After the song logged more than a quarter-billion U.S. streams the past three weeks, radio is joining in on the viral craze.
Is radio getting ready to dance to the "Harlem Shake" at last?
Airplay still accounts for less than 1% of the song's overall Billboard Hot 100 chart points, but, like all the people who join in for the second half of all those videos, programmers are beginning to get it on Baauer's viral sensation that leads the list for a third week.
This week, "Shake" increases by 33% to 7.9 million in all-format audience, according to Nielsen BDS. It would need, however, approximately twice as much listenership to reach the 75-position Radio Songs survey.
How long has it been since a Hot 100 No. 1 hadn't appeared on Radio Songs? Taylor Hicks' "Do I Make You Proud" was the last such hit," having launched atop the July 1, 2006, chart following his "American Idol" coronation that year. Just like with "Shake" this week, "Proud" that frame ruled the Hot 100 with less than 1% of its chart points owed to radio. (The difference, of course, is that the breakdown of "Shake" is currently 85% streaming/14% sales. "Proud" reigned with a 99% sales domination, 83% of which was due to physical single sales.)
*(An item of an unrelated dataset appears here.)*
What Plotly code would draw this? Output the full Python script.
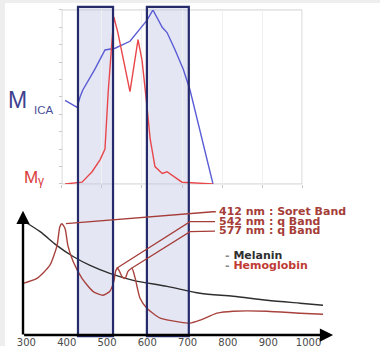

Still, radio is beginning to become a more significant part of the equation for "Shake." The track debuts this week on Pop Songs at No. 38 and Rhythmic at No. 40. That major label Warner Bros. is now promoting the song (after its release in independent label Mad Decent almost a year ago) should also enhance its chances at the medium.
Following the song's viral explosion, including 254 million streams in the U.S. over the three weeks in which "Shake" has topped the Hot 100, programmers are now taking cues from their listeners. "We didn't know what label was responsible and didn't care. We only knew that our audience wanted this," says Alex Tear, Clear Channel Miami VP/programming. "It's a fun visual and a part of pop culture. We want to deliver on audience expectations of our being a part of pop culture fiber. No genius here."
"We try to reflect what's happening and when something like 'Harlem Shake' happens, you can't ignore it," echoes Chris Patyk, program director of CBS Radio pop station KEGY (Energy 103.7) San Diego. Patyk, among other PDs, wonders, however, about the track's long-term viability. "It feels like a novelty song with a short lifespan. Right now is the time to play it. But, the clock is ticking down fast."
Notably, the song's streaming sum plummeted by 45%, although to a still-colossal 53 million streams, over the past week.
R Dub, Local Media of America-owned rhythmic XHTZ (Jammin' Z90.3) San Diego director of programming, likewise questions if interest in "Shake" is destined to dim following its rapid-fire social media rise. But, for now, "It's a no-brainer to play it. Listener reaction has been strong and immediate. As a format and station that lives in the now, we're cool if a song's staying power is two weeks or two years.
"We'll roll with it as long as we need to."